40% of US corn crop used to produce Ethanol.
One bushel of corn produces under 3 gallons od gas.
Amount of corn used to fill one 25 gal. tank can feed one person for a year.
Biofuel made with corn does not qualify as a renewable fuel.
Corn Ethanol require more energy to produce than it delivers.
Ethanol is now more expensive than gasoline even with gov. subsidies.
In short corn should not be used to produce gas. It pollutes more and cost more than gasoline.
Board members...while it is obvious that lakeed is trying to pick a a fight with me (because everybody knows that I am a farmer and I grow corn) there are two things I would like to state...first. we only have about 1% excess refinery capacity in the U.S. and ethanol is 'well over 10%' of of our fuel...second, the Keystone Pipeline is not a good deal for the U.S. (it is good for Canadian oil companies)....the refineries in the U.S. cannot meet the requirements to produce more fuel and this any other change 'will increase the cost of all fuel' a lot...! This is a fact, and not an opinion and I will not debate it further...! Good luck to all and 'never believe false data'...! $tagg...!
That Canada sludge will get to the market one way or another. I hope they don't send the sludge to the Gulf.
It's funny, they could process it in Canada, but they don't want their environment destroyed.
They could also build a pipeline , to the Pacific, but that's not going to happen.
As for corn, it's good to fatten out cattle, but corn syrup is not good in our food and distilling corn to make anything, but whiskey, is foolish.
Stagg,unlike you, I grow a number of other crops and also feed out cattle.
I just reported what was on the news today, so you need to get that corn chip off your shoulder.
I agree... this country does not need the Keystone pipeline so that Canada can export crude oil via US ports on the Gulf of Mexico.
I do think the 1% excess refinery capacity number is suspect. US refineries have been averaging about 90% utilization of operable capacity for some time and there are any number of refinery upgrades going on around the country. Demand for fuels in the US is increasing again, but slowly. One difference now may be related to the emphasis on the production of fuels, chemicals and natural gas liquids for export.

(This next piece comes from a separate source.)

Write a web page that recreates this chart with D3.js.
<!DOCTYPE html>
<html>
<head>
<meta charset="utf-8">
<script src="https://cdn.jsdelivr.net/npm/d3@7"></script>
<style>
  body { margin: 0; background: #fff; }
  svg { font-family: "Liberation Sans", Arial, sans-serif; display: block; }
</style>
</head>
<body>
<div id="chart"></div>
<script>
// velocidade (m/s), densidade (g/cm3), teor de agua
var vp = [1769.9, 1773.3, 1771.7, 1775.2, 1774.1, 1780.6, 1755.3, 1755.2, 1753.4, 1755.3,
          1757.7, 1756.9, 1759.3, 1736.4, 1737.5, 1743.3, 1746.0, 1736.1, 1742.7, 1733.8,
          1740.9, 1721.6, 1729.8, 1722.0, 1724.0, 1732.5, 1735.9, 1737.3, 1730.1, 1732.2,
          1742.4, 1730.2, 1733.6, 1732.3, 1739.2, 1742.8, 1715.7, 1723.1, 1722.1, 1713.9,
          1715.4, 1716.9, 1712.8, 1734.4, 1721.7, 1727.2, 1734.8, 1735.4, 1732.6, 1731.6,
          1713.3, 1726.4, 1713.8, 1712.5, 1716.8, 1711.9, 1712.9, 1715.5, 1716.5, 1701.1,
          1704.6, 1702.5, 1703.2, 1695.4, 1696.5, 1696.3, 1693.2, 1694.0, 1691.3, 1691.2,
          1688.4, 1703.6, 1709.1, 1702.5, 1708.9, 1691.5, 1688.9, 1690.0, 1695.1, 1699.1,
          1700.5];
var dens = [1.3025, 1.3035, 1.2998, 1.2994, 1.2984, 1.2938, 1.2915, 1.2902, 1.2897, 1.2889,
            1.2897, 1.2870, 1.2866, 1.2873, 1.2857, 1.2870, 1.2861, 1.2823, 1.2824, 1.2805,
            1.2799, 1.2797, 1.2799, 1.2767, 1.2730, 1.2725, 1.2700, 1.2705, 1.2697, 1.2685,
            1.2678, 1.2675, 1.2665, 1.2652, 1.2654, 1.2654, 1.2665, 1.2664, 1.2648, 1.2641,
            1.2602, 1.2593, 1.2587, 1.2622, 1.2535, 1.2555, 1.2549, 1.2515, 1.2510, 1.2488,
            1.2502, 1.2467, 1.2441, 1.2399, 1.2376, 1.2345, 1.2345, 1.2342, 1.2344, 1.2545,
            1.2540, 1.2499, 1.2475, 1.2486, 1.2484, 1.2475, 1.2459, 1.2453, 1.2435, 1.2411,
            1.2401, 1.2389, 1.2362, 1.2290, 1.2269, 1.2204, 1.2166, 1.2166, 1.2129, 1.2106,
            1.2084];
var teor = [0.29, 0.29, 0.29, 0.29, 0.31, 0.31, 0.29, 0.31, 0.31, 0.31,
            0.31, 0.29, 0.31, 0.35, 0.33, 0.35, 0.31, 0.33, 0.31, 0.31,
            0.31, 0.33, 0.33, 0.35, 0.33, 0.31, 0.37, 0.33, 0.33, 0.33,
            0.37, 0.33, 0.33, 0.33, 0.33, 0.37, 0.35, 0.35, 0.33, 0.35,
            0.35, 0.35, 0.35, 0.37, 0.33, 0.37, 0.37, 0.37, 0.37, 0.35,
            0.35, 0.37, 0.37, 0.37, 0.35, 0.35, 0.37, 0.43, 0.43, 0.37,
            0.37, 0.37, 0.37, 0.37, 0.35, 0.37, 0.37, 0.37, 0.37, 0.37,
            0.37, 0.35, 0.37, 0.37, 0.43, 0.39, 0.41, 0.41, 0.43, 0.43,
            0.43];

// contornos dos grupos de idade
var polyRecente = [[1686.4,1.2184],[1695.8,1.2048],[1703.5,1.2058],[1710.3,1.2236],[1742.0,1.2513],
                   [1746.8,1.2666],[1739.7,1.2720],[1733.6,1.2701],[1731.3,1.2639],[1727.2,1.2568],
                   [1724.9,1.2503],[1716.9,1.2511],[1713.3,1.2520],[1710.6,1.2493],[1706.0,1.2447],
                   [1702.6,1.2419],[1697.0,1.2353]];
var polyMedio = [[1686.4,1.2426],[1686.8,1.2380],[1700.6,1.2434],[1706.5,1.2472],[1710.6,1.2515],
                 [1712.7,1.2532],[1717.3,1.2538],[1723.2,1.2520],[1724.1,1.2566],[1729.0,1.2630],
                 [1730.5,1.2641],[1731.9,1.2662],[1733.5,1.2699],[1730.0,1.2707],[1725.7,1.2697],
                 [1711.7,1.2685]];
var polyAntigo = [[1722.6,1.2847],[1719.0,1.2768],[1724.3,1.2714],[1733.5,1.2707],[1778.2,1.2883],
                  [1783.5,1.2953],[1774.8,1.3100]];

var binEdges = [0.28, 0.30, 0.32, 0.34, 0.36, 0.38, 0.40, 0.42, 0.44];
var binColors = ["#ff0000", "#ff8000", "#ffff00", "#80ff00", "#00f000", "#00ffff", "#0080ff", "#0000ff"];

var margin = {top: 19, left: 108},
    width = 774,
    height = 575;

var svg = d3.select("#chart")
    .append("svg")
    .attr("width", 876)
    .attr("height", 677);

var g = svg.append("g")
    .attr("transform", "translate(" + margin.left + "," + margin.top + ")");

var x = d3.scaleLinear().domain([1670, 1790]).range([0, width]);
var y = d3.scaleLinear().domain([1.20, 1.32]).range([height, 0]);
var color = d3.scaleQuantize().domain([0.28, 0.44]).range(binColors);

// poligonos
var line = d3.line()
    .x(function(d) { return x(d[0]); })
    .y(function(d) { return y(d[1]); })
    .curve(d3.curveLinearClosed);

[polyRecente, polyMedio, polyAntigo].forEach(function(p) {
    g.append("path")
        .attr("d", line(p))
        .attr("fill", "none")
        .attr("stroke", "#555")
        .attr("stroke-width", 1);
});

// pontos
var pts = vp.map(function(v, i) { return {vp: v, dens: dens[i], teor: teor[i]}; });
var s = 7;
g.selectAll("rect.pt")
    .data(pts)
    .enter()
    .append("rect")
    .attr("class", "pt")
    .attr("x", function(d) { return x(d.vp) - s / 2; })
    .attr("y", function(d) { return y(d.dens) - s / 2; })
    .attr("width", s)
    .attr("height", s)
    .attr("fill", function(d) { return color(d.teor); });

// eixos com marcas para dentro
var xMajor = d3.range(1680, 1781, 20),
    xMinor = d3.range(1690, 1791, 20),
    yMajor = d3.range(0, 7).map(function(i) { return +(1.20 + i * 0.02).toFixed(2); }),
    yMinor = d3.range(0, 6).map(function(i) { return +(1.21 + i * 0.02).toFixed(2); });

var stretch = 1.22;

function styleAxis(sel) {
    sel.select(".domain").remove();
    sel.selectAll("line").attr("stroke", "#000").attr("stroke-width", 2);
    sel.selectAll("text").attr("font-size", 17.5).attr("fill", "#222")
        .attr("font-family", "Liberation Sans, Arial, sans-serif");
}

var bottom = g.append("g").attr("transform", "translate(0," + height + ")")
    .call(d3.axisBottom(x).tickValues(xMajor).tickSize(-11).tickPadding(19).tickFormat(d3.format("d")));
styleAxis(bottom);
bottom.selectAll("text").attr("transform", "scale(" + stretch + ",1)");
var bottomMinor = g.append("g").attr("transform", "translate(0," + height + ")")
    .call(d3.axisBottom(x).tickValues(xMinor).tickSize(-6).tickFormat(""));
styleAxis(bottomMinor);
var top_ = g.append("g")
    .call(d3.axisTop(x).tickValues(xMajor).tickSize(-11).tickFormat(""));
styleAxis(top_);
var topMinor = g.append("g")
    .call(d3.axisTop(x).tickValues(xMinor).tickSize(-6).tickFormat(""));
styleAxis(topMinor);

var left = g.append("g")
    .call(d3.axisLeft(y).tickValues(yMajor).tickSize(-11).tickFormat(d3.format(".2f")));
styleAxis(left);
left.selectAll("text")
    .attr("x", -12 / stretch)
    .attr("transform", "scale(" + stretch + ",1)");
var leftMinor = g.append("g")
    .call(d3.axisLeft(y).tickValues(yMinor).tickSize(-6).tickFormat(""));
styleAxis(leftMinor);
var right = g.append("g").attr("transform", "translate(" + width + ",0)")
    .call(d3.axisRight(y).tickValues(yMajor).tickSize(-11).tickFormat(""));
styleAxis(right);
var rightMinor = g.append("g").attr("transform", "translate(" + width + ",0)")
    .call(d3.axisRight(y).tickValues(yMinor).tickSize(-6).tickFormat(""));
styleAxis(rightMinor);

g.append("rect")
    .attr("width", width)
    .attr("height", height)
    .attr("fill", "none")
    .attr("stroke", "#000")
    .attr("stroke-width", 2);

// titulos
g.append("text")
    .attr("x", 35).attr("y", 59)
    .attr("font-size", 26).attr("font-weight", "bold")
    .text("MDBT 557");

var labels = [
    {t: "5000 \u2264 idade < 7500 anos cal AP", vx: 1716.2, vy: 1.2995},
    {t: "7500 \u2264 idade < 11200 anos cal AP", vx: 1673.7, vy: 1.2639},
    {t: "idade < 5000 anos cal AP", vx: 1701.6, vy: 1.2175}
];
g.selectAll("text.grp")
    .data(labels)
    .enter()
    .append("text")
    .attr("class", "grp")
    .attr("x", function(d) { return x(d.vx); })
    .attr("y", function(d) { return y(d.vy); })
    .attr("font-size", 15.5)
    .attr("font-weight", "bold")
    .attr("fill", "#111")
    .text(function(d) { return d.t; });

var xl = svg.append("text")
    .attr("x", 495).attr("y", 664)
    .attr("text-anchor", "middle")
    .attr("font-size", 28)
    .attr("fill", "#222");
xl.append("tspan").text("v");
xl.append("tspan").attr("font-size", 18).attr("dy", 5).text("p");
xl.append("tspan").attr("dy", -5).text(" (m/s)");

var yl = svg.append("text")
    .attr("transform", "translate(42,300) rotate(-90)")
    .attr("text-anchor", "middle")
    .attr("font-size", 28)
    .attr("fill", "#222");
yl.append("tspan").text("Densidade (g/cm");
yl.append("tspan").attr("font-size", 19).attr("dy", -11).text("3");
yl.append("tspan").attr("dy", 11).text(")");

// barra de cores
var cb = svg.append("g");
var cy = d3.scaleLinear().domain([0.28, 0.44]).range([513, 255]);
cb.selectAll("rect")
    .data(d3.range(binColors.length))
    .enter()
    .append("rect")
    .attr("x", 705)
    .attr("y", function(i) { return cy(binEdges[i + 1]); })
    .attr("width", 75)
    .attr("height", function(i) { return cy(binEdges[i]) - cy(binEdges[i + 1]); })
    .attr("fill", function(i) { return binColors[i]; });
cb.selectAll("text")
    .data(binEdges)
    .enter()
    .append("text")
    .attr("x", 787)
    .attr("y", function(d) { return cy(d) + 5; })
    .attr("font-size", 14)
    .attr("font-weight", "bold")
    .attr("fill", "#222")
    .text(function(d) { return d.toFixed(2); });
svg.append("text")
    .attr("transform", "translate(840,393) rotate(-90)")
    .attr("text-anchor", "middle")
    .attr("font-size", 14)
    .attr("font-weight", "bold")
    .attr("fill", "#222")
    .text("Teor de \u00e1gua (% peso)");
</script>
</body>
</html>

Not related to the previous post, but there is an article appearing today that undercuts the claim that the use of corn residue (stover) is carbon positive. A rather lengthy study says it's a 7% negative in terms of its near term life cycle carbon footprint. To the extent that this applies to other crop feedstocks for ethanol plants, it takes away from the argument that biofuel production helps reduce global warming. That, of course, detracts from arguments that biofuels should be subsidized by the government.